------ SOURCE EXCERPT ------
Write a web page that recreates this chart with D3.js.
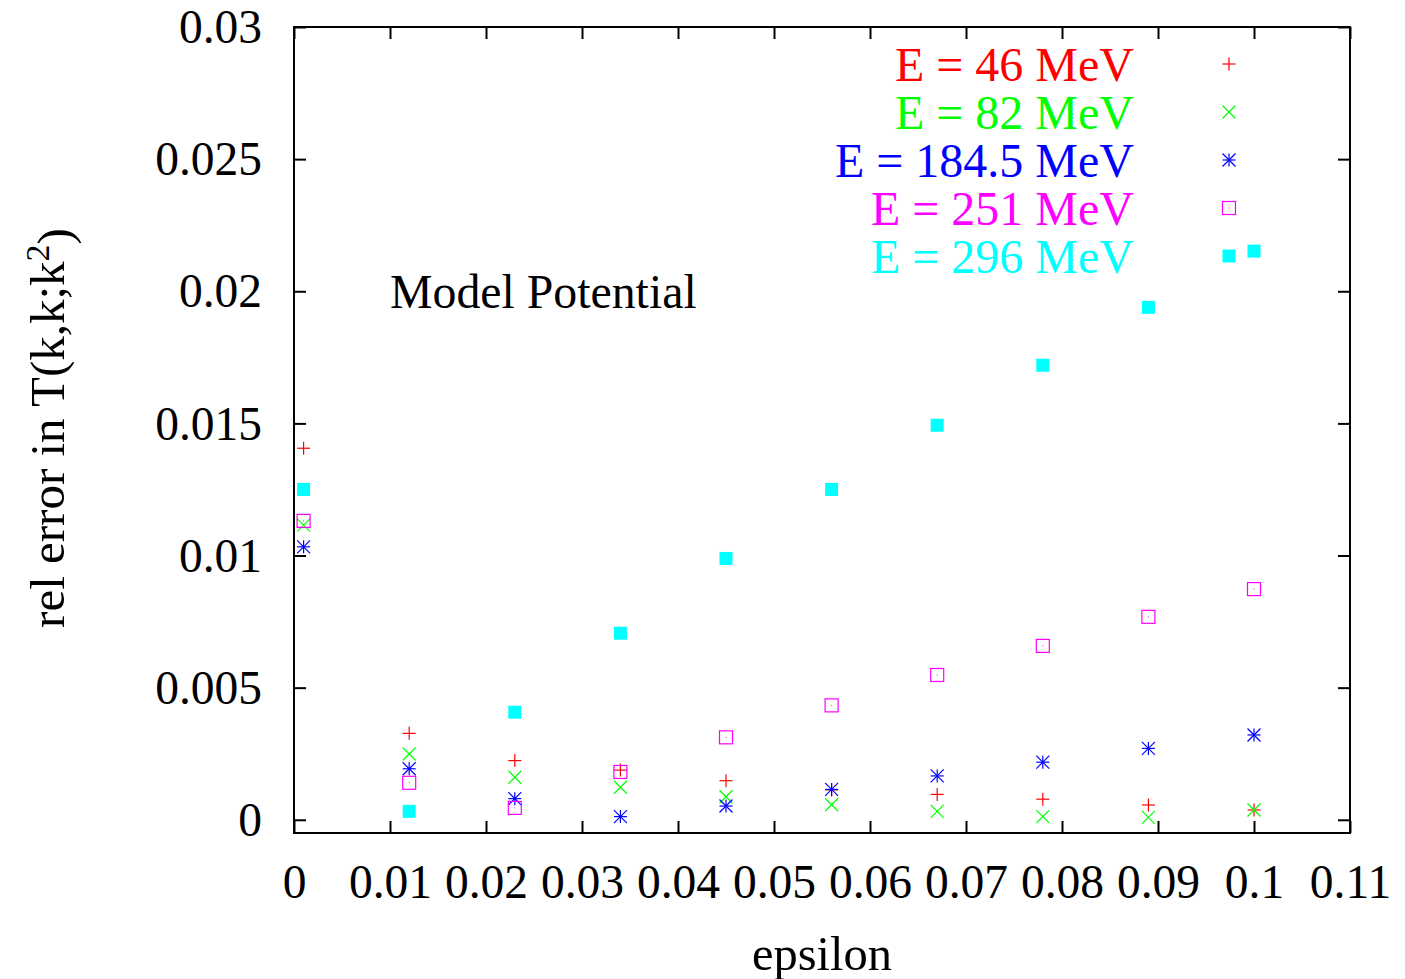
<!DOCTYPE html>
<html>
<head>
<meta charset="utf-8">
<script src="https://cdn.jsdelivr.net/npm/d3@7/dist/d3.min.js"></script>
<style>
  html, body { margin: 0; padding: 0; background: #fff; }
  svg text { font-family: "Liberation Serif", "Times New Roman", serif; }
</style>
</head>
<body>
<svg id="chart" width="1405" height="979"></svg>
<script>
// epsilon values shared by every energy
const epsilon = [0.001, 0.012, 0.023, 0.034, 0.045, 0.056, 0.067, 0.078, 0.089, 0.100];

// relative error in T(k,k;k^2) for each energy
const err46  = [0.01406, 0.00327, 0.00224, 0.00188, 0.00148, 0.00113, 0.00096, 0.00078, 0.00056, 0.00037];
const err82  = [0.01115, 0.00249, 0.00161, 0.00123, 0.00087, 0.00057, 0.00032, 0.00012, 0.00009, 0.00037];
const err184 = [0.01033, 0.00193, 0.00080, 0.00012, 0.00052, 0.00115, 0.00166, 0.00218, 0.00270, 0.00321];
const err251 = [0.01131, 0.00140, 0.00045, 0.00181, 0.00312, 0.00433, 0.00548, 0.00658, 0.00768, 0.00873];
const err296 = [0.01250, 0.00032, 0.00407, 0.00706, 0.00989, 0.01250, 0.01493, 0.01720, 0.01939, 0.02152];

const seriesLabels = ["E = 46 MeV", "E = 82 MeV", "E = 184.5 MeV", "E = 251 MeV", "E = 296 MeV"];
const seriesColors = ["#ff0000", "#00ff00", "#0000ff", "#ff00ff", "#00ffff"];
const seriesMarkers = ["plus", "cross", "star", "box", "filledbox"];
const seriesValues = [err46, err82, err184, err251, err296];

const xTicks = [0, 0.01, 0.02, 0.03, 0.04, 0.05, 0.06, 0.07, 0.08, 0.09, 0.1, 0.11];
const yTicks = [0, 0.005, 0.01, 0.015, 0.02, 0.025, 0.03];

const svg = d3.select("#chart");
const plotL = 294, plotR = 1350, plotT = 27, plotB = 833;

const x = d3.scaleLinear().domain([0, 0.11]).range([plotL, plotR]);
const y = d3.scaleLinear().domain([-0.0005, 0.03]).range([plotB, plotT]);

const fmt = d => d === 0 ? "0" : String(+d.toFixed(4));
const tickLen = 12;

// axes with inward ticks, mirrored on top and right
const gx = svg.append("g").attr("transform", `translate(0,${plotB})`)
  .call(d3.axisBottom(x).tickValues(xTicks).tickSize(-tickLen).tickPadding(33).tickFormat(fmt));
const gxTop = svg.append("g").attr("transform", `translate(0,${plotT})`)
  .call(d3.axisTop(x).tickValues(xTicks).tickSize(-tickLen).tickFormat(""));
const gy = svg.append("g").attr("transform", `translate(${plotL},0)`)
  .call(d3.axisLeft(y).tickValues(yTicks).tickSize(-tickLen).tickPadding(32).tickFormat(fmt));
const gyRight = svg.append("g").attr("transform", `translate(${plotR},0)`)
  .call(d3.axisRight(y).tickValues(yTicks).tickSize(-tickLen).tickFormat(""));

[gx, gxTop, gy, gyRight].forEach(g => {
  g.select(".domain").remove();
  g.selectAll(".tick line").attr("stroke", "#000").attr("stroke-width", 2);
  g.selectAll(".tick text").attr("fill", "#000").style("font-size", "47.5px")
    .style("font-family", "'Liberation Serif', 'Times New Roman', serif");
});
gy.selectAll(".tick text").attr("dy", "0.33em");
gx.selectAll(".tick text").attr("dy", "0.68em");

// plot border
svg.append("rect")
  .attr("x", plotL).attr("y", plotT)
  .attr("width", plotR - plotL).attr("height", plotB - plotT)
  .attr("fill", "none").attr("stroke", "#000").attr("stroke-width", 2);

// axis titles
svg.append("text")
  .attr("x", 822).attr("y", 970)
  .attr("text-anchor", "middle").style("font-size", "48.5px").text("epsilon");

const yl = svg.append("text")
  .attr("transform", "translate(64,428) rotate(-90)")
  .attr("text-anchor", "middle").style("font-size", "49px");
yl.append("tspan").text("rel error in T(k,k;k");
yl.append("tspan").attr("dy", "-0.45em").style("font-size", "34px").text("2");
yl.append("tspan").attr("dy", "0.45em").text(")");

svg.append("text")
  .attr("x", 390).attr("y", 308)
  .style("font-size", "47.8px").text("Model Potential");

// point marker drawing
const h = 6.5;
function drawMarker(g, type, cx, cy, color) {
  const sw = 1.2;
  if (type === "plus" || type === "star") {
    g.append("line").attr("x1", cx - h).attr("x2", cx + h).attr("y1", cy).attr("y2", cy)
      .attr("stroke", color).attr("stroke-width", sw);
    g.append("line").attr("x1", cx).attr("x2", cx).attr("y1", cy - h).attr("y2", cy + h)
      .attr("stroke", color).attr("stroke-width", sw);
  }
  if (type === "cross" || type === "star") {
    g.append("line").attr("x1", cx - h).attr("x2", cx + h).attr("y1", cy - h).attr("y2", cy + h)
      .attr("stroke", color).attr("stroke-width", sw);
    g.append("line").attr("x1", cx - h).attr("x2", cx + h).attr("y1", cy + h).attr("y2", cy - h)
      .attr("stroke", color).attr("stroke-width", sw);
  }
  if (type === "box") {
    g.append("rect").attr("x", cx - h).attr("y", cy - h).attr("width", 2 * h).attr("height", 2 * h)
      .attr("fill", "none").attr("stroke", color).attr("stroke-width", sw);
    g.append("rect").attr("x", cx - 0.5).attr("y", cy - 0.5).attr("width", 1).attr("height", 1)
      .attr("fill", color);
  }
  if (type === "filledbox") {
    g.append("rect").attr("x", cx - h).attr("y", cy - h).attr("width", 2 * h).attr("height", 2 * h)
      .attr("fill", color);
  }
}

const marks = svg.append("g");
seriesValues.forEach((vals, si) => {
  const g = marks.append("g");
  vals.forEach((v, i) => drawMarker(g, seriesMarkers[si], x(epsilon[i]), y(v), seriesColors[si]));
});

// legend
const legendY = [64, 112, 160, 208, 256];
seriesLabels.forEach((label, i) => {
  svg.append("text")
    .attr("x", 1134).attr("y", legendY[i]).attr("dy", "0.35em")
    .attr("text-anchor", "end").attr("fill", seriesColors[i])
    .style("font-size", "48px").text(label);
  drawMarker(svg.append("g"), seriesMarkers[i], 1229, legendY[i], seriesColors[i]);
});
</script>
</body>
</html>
------
Repeat the lines of the listing above verbatim, beginning at its first line and ending at the line containing "0.078, 0.089, 0.100];", which is included. Omit pictures.

Write a web page that recreates this chart with D3.js.
<!DOCTYPE html>
<html>
<head>
<meta charset="utf-8">
<script src="https://cdn.jsdelivr.net/npm/d3@7/dist/d3.min.js"></script>
<style>
  html, body { margin: 0; padding: 0; background: #fff; }
  svg text { font-family: "Liberation Serif", "Times New Roman", serif; }
</style>
</head>
<body>
<svg id="chart" width="1405" height="979"></svg>
<script>
// epsilon values shared by every energy
const epsilon = [0.001, 0.012, 0.023, 0.034, 0.045, 0.056, 0.067, 0.078, 0.089, 0.100];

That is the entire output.